Work required: Look through the listing below for the line containing "Write the Apache ECharts code for this chart.". Copy it and each line after it up to and including the line containing "let colorList = ['#50c4c8', '#d9d9d9'];", exactly, leaving out pictures.

[Dataset excerpt]
========================================

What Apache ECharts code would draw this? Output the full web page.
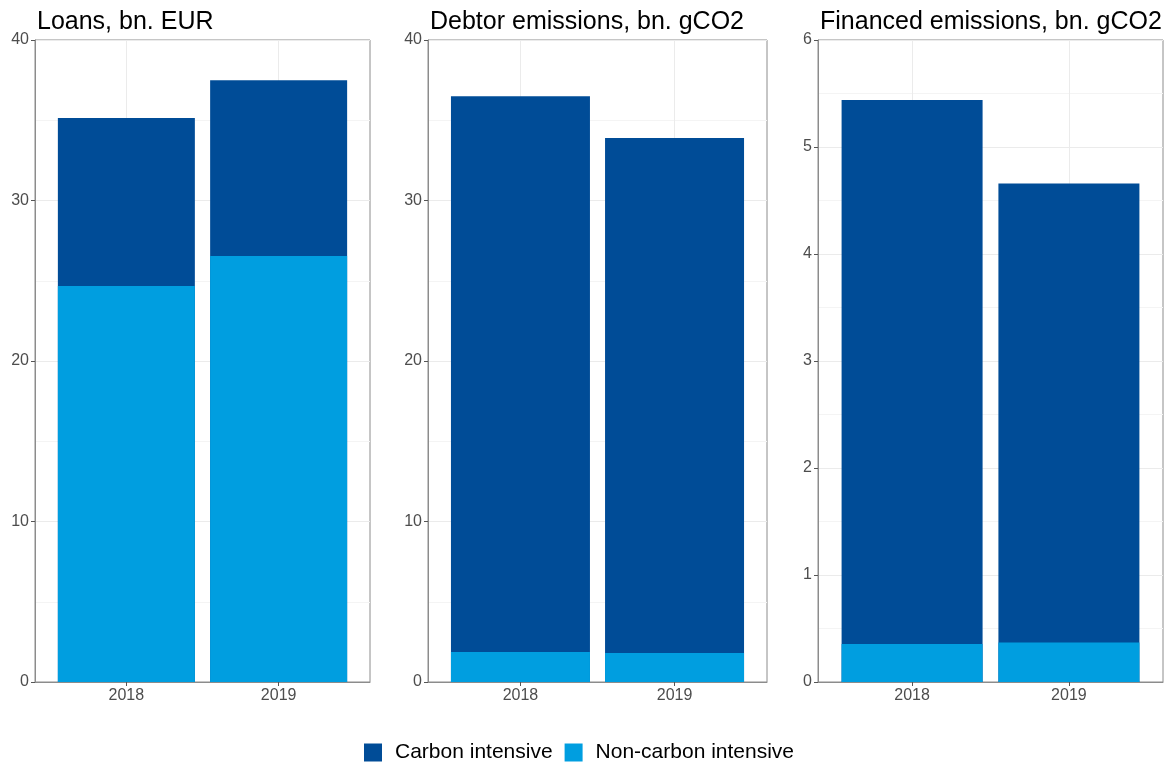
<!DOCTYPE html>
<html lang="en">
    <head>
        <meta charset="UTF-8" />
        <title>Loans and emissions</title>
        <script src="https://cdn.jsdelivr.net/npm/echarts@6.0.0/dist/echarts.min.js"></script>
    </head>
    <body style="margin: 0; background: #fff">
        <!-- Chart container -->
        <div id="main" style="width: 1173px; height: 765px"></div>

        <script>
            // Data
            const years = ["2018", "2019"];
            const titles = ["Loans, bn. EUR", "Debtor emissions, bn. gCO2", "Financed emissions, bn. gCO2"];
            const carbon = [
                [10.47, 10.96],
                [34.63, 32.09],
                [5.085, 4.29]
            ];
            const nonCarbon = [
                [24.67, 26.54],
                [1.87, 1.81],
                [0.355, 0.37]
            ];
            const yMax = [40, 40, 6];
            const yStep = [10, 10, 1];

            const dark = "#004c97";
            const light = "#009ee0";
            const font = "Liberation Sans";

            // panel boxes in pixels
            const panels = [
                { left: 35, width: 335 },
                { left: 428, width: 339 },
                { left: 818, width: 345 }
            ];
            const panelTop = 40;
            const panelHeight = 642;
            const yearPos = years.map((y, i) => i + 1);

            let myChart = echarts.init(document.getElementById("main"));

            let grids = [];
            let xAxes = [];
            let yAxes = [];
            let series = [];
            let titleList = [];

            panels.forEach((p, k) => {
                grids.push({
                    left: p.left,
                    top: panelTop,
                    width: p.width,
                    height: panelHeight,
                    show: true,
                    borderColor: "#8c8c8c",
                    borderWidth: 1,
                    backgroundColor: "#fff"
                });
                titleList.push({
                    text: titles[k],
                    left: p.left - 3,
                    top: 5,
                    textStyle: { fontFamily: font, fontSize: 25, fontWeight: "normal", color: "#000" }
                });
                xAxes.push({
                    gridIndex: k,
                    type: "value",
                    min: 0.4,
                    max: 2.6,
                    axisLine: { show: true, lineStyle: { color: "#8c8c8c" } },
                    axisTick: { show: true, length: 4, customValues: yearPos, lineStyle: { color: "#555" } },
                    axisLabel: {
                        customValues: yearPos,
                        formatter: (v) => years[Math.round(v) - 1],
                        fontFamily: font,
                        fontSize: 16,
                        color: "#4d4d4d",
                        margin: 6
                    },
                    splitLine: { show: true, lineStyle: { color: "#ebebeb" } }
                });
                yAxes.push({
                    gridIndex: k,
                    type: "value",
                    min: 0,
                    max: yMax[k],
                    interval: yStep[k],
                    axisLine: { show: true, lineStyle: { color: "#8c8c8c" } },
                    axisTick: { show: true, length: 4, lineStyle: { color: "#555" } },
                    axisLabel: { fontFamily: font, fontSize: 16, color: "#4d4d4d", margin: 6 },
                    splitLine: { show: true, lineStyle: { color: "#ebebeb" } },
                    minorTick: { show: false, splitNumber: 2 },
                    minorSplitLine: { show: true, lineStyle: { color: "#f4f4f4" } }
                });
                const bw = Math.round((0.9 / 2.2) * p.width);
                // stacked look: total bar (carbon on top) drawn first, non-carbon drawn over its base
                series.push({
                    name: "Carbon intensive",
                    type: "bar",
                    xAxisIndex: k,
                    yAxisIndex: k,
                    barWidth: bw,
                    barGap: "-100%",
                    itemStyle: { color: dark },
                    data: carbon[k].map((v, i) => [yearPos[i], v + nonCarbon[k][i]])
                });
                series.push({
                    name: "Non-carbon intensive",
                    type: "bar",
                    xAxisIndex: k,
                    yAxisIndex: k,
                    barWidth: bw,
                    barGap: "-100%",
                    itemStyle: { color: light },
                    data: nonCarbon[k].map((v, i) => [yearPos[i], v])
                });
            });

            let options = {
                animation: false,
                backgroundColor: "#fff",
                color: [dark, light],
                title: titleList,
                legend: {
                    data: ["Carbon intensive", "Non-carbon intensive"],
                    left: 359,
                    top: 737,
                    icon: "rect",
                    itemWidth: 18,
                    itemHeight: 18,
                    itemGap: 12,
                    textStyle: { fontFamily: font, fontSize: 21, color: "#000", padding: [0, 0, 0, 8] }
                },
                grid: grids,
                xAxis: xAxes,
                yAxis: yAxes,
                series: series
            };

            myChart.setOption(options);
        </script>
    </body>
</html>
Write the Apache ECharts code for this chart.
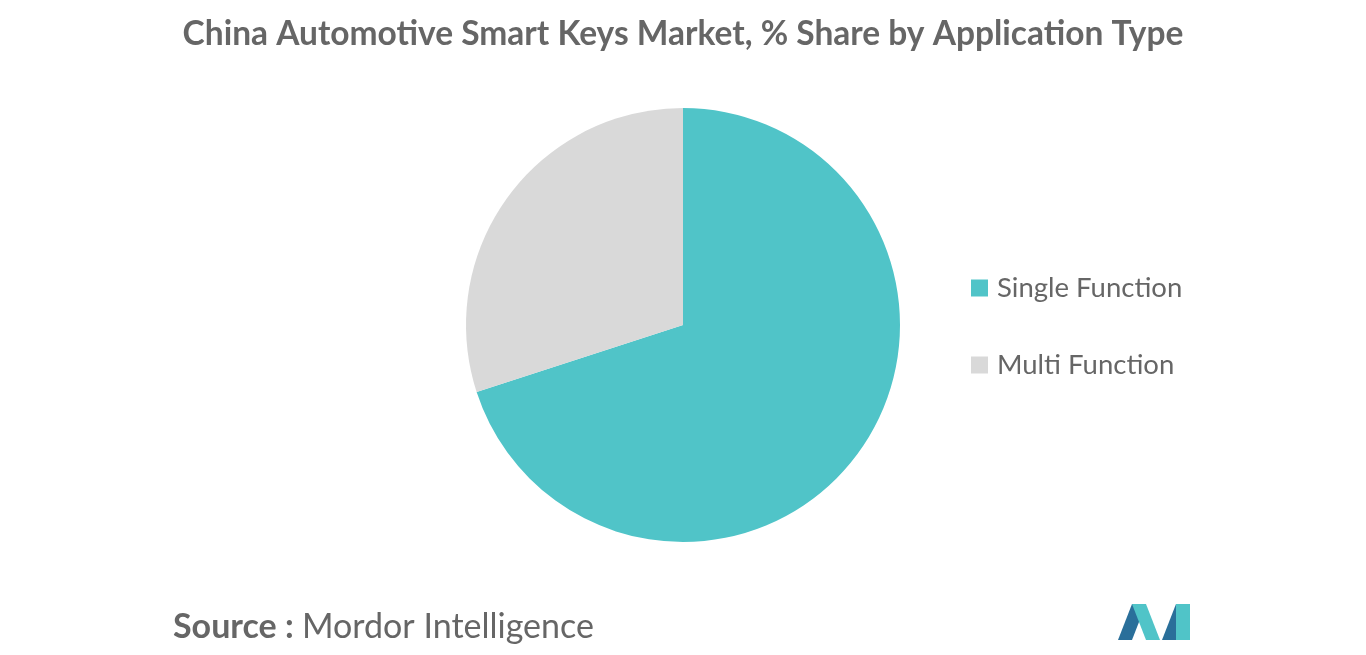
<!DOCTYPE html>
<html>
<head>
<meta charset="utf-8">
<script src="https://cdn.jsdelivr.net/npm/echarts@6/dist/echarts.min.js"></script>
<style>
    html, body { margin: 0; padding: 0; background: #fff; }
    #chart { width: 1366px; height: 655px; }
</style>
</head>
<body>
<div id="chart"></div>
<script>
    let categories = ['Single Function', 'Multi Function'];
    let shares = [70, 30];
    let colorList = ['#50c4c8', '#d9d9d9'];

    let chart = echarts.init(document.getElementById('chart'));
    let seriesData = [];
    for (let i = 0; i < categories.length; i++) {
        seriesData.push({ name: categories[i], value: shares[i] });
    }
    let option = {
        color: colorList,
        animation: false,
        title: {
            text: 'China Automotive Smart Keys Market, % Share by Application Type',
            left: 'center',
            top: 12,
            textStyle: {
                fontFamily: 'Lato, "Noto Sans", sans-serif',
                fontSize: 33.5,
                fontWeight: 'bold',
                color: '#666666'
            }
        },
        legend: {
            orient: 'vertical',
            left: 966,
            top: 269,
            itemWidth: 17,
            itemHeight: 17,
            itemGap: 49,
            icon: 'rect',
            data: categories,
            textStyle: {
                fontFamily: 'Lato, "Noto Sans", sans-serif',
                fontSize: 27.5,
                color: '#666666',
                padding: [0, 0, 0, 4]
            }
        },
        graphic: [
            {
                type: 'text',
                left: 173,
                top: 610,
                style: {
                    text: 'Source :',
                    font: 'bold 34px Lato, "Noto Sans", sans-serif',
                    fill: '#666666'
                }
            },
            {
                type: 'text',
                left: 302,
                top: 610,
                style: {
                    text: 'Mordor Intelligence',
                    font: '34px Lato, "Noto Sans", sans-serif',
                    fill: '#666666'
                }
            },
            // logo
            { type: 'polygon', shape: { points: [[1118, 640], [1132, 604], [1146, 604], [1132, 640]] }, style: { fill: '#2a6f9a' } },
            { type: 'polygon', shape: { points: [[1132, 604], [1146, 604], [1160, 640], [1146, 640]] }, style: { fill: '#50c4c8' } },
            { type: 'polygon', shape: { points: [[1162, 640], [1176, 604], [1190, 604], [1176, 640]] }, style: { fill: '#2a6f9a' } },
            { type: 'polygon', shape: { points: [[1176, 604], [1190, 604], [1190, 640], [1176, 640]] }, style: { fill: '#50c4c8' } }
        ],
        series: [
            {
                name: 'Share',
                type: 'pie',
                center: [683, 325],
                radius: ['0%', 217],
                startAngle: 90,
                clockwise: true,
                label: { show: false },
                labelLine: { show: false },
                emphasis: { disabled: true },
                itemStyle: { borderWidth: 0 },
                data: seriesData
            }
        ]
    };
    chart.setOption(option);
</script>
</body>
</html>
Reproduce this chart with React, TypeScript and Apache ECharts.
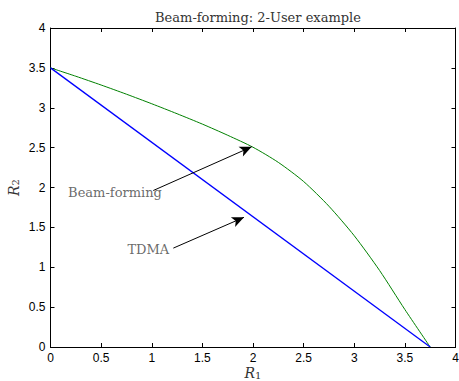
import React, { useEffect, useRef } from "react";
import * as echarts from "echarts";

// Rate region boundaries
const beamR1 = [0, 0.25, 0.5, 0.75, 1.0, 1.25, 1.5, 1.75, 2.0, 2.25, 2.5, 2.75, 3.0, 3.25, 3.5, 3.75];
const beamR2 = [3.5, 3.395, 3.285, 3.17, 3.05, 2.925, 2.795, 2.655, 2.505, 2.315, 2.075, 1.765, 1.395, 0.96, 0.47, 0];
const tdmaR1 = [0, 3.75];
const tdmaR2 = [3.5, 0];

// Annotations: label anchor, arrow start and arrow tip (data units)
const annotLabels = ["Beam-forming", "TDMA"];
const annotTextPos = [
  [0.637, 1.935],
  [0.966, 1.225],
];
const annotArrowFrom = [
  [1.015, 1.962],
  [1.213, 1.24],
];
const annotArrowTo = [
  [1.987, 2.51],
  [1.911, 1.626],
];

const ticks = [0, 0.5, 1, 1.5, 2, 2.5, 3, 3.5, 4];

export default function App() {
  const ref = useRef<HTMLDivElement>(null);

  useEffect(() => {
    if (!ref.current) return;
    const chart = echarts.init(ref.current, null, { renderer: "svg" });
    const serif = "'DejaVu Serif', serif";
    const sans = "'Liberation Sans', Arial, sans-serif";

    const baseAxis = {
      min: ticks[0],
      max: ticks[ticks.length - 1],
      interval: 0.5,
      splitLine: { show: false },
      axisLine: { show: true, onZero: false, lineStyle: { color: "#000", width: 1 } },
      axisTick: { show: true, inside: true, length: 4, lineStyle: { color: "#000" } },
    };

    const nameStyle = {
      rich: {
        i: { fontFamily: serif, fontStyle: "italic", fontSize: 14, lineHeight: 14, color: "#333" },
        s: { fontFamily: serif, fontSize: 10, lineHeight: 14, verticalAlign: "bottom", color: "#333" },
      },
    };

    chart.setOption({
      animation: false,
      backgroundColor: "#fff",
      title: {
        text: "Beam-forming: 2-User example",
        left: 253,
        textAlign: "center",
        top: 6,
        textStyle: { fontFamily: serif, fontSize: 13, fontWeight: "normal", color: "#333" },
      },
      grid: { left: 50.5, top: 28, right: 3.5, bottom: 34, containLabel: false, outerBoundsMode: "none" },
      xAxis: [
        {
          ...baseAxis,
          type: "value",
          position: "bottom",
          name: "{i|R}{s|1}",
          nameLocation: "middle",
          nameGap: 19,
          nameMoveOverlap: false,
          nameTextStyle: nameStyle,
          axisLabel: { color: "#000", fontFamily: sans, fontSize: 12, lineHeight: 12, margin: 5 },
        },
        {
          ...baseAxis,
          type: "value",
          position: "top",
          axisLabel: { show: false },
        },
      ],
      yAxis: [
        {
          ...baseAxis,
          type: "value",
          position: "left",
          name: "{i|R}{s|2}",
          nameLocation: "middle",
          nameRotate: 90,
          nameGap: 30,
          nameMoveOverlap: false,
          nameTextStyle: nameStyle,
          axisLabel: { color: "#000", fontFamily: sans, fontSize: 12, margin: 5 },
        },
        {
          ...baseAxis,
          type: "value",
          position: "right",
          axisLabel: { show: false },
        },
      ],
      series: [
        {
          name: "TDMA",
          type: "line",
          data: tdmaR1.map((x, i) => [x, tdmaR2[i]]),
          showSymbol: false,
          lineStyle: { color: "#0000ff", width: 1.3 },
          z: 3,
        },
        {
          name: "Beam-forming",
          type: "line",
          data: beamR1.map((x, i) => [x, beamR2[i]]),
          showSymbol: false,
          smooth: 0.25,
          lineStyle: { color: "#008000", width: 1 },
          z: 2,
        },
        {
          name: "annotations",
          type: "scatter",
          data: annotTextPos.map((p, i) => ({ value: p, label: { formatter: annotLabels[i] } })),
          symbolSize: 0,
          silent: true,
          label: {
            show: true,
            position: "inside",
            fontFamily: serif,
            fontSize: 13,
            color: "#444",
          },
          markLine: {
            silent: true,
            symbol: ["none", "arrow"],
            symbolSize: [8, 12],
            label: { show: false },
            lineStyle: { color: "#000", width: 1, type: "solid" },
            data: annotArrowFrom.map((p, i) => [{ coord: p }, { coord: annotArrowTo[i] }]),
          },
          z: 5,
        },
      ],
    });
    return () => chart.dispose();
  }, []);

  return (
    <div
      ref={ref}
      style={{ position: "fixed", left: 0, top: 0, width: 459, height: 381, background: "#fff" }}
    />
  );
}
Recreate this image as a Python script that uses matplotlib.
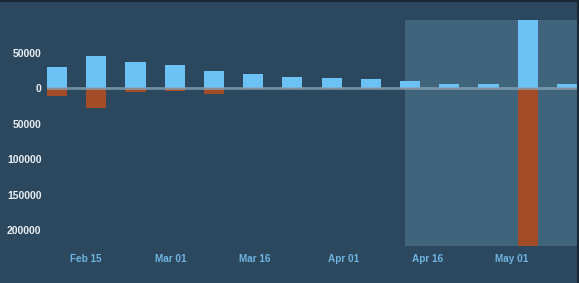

========================================

Written solution:
Write the Apache ECharts code for this chart.
<!DOCTYPE html>
<html>
<head>
<meta charset="utf-8">
<script src="https://cdn.jsdelivr.net/npm/echarts@6/dist/echarts.min.js"></script>
<style>
    html, body { margin: 0; padding: 0; background: #fff; }
    #chart { width: 1366px; height: 655px; }
</style>
</head>
<body>
<div id="chart"></div>
<script>
    let categories = ['Single Function', 'Multi Function'];
    let shares = [70, 30];
    let colorList = ['#50c4c8', '#d9d9d9'];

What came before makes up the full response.